> **Given exercise**:
Return the records that follow unaltered. Omit every picture.

====

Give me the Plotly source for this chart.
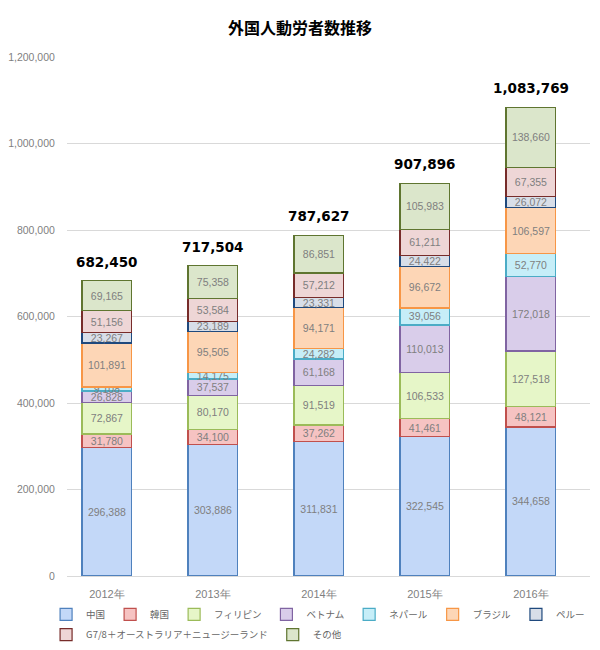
import plotly.graph_objects as go

years = ["2012年", "2013年", "2014年", "2015年", "2016年"]

china = [296388, 303886, 311831, 322545, 344658]
korea = [31780, 34100, 37262, 41461, 48121]
philippines = [72867, 80170, 91519, 106533, 127518]
vietnam = [26828, 37537, 61168, 110013, 172018]
nepal = [9108, 14175, 24282, 39056, 52770]
brazil = [101891, 95505, 94171, 96672, 106597]
peru = [23267, 23189, 23331, 24422, 26072]
g78 = [51156, 53584, 57212, 61211, 67355]
others = [69165, 75358, 86851, 105983, 138660]

# name, values, fill, border, legend row
series = [
    ("中国", china, "#c3d8f8", "#4f81bd", "legend"),
    ("韓国", korea, "#f6c3c2", "#c0504d", "legend"),
    ("フィリピン", philippines, "#e6f6c8", "#9bbb59", "legend"),
    ("ベトナム", vietnam, "#d9cdea", "#8064a2", "legend"),
    ("ネパール", nepal, "#c6eef8", "#4bacc6", "legend"),
    ("ブラジル", brazil, "#fdd6b6", "#f79646", "legend"),
    ("ペルー", peru, "#d8dee8", "#1f497d", "legend"),
    ("G7/8＋オーストラリア＋ニュージーランド", g78, "#eed6d6", "#772c2a", "legend2"),
    ("その他", others, "#dbe6cb", "#5f7530", "legend2"),
]

totals = [sum(v) for v in zip(*[s[1] for s in series])]

fig = go.Figure()
for name, vals, fill, line, leg in series:
    fig.add_trace(go.Bar(
        x=years, y=vals, name=name, legend=leg,
        marker=dict(color=fill, line=dict(color=line, width=1.2)),
        text=[f"{v:,}" for v in vals],
        textposition="inside",
        insidetextanchor="middle",
        textangle=0,
        constraintext="none",
        textfont=dict(color="#7f7f7f", size=10.5, family="Liberation Sans"),
        width=0.47,
        hoverinfo="skip",
    ))

for yr, t in zip(years, totals):
    fig.add_annotation(
        x=yr, y=t, text=f"<b>{t:,}</b>",
        showarrow=False, yanchor="bottom", yshift=9,
        font=dict(color="#000000", size=13.5, family="DejaVu Sans"),
    )

legend_style = dict(
    orientation="h", xanchor="left", yanchor="top",
    traceorder="normal",
    font=dict(size=9.5, color="#666666", family="Noto Sans CJK JP"),
    itemwidth=30, bgcolor="rgba(0,0,0,0)",
)

# page body has an 8px margin, so the figure is 592x642
fig.update_layout(
    width=592, height=642,
    barmode="stack",
    paper_bgcolor="white",
    plot_bgcolor="white",
    margin=dict(l=59, r=10, t=49, b=74, autoexpand=False),
    title=dict(
        text="<b>外国人動労者数推移</b>",
        x=292 / 592, xanchor="center", xref="container",
        y=1 - 20 / 642, yanchor="middle", yref="container",
        font=dict(size=16, color="#000000", family="Noto Sans CJK JP"),
    ),
    font=dict(family="Liberation Sans", color="#7f7f7f", size=11),
    xaxis=dict(
        range=[-0.377, 4.557],
        showline=True, linecolor="#d9d9d9",
        ticks="outside", ticklen=8, tickcolor="rgba(0,0,0,0)",
        showgrid=False, automargin=False,
        tickfont=dict(size=11, color="#7f7f7f", family="Liberation Sans"),
    ),
    yaxis=dict(
        range=[0, 1200000], dtick=200000,
        tickformat=",", showgrid=True, gridcolor="#d9d9d9",
        zeroline=False, ticks="outside", ticklen=9, tickcolor="rgba(0,0,0,0)",
        automargin=False,
        tickfont=dict(size=10.5, color="#7f7f7f", family="Liberation Sans"),
    ),
    legend=dict(x=-0.040, y=-0.046, **legend_style),
    legend2=dict(x=-0.040, y=-0.085, **legend_style),
    showlegend=True,
)

fig.write_html("out.html")
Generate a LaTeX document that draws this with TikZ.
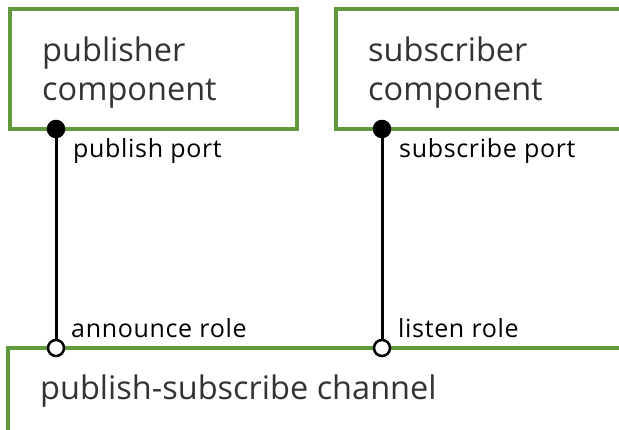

====

> **Written answer**:
Give me the Plotly source for this chart.
import plotly.graph_objects as go

years = ["2012年", "2013年", "2014年", "2015年", "2016年"]

china = [296388, 303886, 311831, 322545, 344658]
korea = [31780, 34100, 37262, 41461, 48121]
philippines = [72867, 80170, 91519, 106533, 127518]
vietnam = [26828, 37537, 61168, 110013, 172018]
nepal = [9108, 14175, 24282, 39056, 52770]
brazil = [101891, 95505, 94171, 96672, 106597]
peru = [23267, 23189, 23331, 24422, 26072]
g78 = [51156, 53584, 57212, 61211, 67355]
others = [69165, 75358, 86851, 105983, 138660]

# name, values, fill, border, legend row
series = [
    ("中国", china, "#c3d8f8", "#4f81bd", "legend"),
    ("韓国", korea, "#f6c3c2", "#c0504d", "legend"),
    ("フィリピン", philippines, "#e6f6c8", "#9bbb59", "legend"),
    ("ベトナム", vietnam, "#d9cdea", "#8064a2", "legend"),
    ("ネパール", nepal, "#c6eef8", "#4bacc6", "legend"),
    ("ブラジル", brazil, "#fdd6b6", "#f79646", "legend"),
    ("ペルー", peru, "#d8dee8", "#1f497d", "legend"),
    ("G7/8＋オーストラリア＋ニュージーランド", g78, "#eed6d6", "#772c2a", "legend2"),
    ("その他", others, "#dbe6cb", "#5f7530", "legend2"),
]

totals = [sum(v) for v in zip(*[s[1] for s in series])]

fig = go.Figure()
for name, vals, fill, line, leg in series:
    fig.add_trace(go.Bar(
        x=years, y=vals, name=name, legend=leg,
        marker=dict(color=fill, line=dict(color=line, width=1.2)),
        text=[f"{v:,}" for v in vals],
        textposition="inside",
        insidetextanchor="middle",
        textangle=0,
        constraintext="none",
        textfont=dict(color="#7f7f7f", size=10.5, family="Liberation Sans"),
        width=0.47,
        hoverinfo="skip",
    ))

for yr, t in zip(years, totals):
    fig.add_annotation(
        x=yr, y=t, text=f"<b>{t:,}</b>",
        showarrow=False, yanchor="bottom", yshift=9,
        font=dict(color="#000000", size=13.5, family="DejaVu Sans"),
    )

legend_style = dict(
    orientation="h", xanchor="left", yanchor="top",
    traceorder="normal",
    font=dict(size=9.5, color="#666666", family="Noto Sans CJK JP"),
    itemwidth=30, bgcolor="rgba(0,0,0,0)",
)

# page body has an 8px margin, so the figure is 592x642
fig.update_layout(
    width=592, height=642,
    barmode="stack",
    paper_bgcolor="white",
    plot_bgcolor="white",
    margin=dict(l=59, r=10, t=49, b=74, autoexpand=False),
    title=dict(
        text="<b>外国人動労者数推移</b>",
        x=292 / 592, xanchor="center", xref="container",
        y=1 - 20 / 642, yanchor="middle", yref="container",
        font=dict(size=16, color="#000000", family="Noto Sans CJK JP"),
    ),
    font=dict(family="Liberation Sans", color="#7f7f7f", size=11),
    xaxis=dict(
        range=[-0.377, 4.557],
        showline=True, linecolor="#d9d9d9",
        ticks="outside", ticklen=8, tickcolor="rgba(0,0,0,0)",
        showgrid=False, automargin=False,
        tickfont=dict(size=11, color="#7f7f7f", family="Liberation Sans"),
    ),
    yaxis=dict(
        range=[0, 1200000], dtick=200000,
        tickformat=",", showgrid=True, gridcolor="#d9d9d9",
        zeroline=False, ticks="outside", ticklen=9, tickcolor="rgba(0,0,0,0)",
        automargin=False,
        tickfont=dict(size=10.5, color="#7f7f7f", family="Liberation Sans"),
    ),
    legend=dict(x=-0.040, y=-0.046, **legend_style),
    legend2=dict(x=-0.040, y=-0.085, **legend_style),
    showlegend=True,
)

fig.write_html("out.html")
Generate a LaTeX document that draws this with TikZ.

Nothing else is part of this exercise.